Ray Ciccolo said he asked General Motors to look at its decision to shut down his one-year-old Saab dealership in Norwood. He called the dealership’s appearance on the cut list “a mistake.’’

“The criteria was that you had to have sold 50 Saabs in a calendar year. But I had just bought the dealership, and I sold 40 cars in the last three months of the year,’’ said Ciccolo, owner of seven dealerships in Greater Boston. “We’ve already notified them that the criteria they used was faulty.’’

Chrysler and GM filed for bankruptcy protection this spring, saying they planned to shutter thousands of dealerships as the companies restructured in an effort to regain ground lost to foreign automakers. Both posted November sales that dropped from the same month last year - 2 percent for GM and 25 percent for Chrysler.

Even so, the automakers said earlier this week that they would reexamine roughly 2,000 dealerships on their cuts lists, conduct face-to-face reviews with auto dealers, and could reinstate some businesses or offer binding arbitration if Congress rejects a bill before the House of Representatives that would require all dealers to be reinstated. That legislation is being pushed in part by the National Automobile Dealers Association.

The national dealers group issued statements saying the reinstatement plans represented progress but questioning whether they will go far enough.

“GM’s announced plan to address the issue of dealership closings is a positive step, but we do not believe it establishes a sufficiently meaningful process that provides for a reasonable opportunity for dealer reinstatement,’’ the association said.

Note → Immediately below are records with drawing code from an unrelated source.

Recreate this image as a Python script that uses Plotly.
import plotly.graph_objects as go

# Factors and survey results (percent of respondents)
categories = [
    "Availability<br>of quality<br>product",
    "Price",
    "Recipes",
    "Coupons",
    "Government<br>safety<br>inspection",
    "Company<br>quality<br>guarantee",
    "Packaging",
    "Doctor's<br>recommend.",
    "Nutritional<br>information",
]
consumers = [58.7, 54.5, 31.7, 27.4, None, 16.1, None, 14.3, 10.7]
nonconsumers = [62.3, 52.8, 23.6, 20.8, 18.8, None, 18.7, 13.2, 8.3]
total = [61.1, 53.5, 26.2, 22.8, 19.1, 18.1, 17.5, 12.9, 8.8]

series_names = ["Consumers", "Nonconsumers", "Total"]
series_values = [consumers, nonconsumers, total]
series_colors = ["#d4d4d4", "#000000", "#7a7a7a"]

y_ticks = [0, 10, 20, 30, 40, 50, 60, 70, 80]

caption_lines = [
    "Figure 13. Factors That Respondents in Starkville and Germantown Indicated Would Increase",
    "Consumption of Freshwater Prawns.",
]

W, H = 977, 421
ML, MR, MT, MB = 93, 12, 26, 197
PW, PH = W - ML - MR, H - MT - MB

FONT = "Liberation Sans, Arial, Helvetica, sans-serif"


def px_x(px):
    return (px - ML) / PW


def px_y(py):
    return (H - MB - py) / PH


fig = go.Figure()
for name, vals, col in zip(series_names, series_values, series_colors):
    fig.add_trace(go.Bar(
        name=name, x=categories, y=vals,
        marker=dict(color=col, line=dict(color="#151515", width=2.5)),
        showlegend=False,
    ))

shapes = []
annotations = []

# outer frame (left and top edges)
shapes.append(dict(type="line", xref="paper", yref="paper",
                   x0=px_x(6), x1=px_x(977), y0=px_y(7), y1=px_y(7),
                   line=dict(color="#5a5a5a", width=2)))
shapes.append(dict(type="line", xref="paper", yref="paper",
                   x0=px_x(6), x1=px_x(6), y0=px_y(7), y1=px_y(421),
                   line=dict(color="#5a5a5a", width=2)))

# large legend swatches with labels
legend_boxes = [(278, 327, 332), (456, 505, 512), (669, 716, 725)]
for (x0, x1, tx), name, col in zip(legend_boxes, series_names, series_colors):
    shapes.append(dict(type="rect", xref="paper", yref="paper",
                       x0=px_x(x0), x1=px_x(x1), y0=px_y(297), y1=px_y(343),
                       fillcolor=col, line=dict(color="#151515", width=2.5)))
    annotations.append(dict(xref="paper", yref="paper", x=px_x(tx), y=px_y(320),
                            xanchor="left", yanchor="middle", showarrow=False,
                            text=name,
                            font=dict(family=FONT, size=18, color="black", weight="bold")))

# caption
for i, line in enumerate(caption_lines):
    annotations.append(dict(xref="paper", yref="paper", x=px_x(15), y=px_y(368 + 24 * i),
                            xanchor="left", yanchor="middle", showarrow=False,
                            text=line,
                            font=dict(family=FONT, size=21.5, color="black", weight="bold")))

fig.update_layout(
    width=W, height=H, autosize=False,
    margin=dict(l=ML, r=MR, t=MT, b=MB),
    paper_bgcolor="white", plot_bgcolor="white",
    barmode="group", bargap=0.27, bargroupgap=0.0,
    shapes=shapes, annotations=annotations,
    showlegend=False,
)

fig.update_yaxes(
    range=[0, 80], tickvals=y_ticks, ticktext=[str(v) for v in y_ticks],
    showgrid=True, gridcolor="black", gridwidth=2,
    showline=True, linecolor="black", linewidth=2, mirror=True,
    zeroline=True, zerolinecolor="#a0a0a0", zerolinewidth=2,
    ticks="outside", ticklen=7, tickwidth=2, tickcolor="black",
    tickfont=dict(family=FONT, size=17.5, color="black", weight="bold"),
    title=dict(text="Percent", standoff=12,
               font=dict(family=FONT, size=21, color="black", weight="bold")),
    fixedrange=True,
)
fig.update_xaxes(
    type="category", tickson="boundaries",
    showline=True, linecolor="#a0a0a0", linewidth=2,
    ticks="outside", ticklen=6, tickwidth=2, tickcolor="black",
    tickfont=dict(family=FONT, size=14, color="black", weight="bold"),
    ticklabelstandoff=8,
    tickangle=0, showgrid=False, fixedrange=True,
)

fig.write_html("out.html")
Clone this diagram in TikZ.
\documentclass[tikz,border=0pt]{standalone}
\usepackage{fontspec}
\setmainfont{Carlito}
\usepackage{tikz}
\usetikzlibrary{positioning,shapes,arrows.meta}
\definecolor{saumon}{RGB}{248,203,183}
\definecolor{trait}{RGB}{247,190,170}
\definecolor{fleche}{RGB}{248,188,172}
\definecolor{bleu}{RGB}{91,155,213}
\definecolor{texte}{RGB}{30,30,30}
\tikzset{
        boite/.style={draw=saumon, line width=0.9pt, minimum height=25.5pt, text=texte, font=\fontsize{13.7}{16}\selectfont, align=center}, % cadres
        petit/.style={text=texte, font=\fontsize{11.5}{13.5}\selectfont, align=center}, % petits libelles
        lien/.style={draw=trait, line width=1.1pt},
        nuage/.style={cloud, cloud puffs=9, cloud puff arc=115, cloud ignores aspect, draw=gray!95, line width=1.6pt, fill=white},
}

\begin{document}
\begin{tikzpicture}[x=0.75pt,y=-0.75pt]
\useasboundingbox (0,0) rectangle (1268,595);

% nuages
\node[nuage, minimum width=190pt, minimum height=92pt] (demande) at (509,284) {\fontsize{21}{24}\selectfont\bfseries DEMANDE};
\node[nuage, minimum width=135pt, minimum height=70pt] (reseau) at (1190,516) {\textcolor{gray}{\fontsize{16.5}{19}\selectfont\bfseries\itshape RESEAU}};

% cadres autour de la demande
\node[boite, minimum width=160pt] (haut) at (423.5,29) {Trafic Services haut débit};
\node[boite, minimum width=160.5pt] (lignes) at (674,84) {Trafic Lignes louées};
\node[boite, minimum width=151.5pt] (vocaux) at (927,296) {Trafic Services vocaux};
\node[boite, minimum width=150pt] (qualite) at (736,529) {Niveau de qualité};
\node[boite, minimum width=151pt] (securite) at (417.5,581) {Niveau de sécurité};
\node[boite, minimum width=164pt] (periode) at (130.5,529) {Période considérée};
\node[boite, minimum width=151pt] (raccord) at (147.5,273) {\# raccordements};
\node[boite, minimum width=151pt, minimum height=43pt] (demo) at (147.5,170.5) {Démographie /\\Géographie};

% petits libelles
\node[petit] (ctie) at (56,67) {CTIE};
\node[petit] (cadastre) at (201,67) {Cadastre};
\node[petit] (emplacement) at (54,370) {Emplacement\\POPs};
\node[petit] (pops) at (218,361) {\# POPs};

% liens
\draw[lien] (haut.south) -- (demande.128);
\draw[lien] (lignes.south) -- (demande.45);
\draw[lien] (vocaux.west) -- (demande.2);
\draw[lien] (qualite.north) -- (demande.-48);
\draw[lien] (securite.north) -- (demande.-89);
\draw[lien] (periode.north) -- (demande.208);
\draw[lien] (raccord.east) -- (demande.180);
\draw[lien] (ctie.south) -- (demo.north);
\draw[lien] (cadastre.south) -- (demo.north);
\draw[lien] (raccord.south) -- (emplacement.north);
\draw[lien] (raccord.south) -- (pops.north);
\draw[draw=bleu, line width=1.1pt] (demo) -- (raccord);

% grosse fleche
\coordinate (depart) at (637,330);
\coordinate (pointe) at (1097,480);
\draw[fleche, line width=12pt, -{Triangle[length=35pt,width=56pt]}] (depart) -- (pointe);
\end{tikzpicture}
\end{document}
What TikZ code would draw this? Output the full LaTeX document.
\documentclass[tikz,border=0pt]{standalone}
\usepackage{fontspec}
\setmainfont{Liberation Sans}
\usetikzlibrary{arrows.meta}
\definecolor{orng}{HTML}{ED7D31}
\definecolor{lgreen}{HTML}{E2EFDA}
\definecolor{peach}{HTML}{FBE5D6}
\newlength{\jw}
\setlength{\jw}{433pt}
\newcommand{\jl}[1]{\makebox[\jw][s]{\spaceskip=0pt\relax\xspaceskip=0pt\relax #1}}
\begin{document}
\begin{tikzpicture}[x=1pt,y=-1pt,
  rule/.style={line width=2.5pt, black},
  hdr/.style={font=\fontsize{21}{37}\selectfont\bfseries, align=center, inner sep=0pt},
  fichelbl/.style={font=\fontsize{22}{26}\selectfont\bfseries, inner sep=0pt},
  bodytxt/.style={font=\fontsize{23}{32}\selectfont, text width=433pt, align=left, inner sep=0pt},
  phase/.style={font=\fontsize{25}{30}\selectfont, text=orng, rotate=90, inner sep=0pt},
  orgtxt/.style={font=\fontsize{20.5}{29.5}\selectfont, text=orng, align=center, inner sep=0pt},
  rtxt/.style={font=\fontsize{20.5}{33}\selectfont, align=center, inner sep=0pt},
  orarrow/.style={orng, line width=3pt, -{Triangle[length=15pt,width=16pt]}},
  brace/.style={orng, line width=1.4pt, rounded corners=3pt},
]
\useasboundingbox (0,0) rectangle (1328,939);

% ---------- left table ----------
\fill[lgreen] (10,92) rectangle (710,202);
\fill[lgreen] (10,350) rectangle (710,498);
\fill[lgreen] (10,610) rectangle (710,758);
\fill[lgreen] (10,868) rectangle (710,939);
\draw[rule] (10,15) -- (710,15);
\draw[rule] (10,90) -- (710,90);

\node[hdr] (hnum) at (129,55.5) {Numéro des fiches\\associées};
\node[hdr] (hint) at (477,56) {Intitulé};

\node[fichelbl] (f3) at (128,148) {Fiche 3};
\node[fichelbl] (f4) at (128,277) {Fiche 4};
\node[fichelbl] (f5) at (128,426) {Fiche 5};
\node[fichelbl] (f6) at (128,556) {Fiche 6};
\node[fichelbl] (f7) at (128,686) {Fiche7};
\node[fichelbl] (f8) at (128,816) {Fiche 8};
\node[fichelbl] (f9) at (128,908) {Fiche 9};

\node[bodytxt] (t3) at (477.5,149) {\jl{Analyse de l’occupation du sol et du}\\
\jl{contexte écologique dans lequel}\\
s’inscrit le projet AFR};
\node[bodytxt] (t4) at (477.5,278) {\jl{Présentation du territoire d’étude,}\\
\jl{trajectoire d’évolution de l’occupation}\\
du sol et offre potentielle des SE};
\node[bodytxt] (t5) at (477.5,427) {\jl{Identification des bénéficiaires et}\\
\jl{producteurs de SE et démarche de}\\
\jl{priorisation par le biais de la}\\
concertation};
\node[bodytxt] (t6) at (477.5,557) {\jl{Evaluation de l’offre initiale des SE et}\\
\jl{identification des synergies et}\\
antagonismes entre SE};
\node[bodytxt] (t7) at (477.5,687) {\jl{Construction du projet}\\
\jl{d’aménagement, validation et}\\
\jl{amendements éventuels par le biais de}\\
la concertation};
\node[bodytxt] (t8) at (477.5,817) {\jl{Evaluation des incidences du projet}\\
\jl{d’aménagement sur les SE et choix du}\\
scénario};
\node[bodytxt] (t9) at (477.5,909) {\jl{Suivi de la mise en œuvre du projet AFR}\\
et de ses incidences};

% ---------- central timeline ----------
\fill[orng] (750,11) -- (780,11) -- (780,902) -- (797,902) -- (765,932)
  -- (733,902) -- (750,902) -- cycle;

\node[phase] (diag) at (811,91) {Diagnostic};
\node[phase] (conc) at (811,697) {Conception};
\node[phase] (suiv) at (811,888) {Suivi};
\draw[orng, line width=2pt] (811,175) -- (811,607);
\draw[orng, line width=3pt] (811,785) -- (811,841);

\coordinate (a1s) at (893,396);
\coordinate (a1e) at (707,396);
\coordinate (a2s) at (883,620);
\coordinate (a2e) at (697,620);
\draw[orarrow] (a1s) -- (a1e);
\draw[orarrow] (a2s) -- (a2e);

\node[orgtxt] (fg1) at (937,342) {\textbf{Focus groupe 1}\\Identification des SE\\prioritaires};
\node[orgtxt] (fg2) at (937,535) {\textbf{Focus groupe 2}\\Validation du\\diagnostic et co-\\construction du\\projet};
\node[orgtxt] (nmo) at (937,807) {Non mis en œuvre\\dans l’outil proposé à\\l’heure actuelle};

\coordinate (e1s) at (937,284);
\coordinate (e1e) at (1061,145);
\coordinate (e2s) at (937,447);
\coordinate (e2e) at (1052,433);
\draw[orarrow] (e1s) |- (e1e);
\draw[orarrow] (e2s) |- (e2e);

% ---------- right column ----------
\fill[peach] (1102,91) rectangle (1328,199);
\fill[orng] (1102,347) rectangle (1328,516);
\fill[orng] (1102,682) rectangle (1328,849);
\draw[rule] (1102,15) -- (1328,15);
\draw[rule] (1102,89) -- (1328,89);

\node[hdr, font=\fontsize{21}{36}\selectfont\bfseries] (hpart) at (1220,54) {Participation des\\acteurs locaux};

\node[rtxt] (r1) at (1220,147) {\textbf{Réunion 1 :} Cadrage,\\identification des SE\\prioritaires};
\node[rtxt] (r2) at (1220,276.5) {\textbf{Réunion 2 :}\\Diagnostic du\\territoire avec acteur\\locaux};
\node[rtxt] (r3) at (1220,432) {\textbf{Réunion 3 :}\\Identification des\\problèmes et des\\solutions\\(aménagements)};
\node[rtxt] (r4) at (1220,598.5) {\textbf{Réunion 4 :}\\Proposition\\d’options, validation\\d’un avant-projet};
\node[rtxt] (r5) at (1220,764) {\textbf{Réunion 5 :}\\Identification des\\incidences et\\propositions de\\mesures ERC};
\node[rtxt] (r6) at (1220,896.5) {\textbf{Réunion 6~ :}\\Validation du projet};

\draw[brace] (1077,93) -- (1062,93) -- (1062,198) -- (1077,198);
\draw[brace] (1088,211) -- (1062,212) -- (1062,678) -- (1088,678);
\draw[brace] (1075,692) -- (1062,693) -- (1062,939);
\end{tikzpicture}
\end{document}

GM spokeswoman Ryndee Carney said it was too early to estimate how many dealerships might be saved. The review process is slated to begin in mid-January. “We think some of these [examinations] will likely result in some of the dealers being reinstated,’’ Carney said, adding that of the 1,300 dealerships that were to be dropped, about 300 have closed.

Chrysler began its review process Thursday. The 789 dealerships dropped by the company stopped selling Jeep, Dodge, and Chrysler products in June, said spokeswoman Kathy Graham. About 80 percent of those dealers are still in business through other auto manufacturers, as used car dealers, or as auto service centers.

One such dealer is South Shore Chrysler in Braintree, now South Shore Autolines, a used car dealership, service center, and body shop. “We’re staying open. We felt that we never should have been closed in the first place,’’ said Greg Shea, who runs the business with his brother, Michael. “We had to lay off some employees to stay profitable, but we are staying in business.’’

Shea said he wasn’t sure what Chrysler’s plans meant for his business, but said he didn’t have a lot of confidence in the automaker. He said he’d rather see Congress pass the bill calling for all dealers to be reinstated.

“I think that’s really the only option,’’ he said.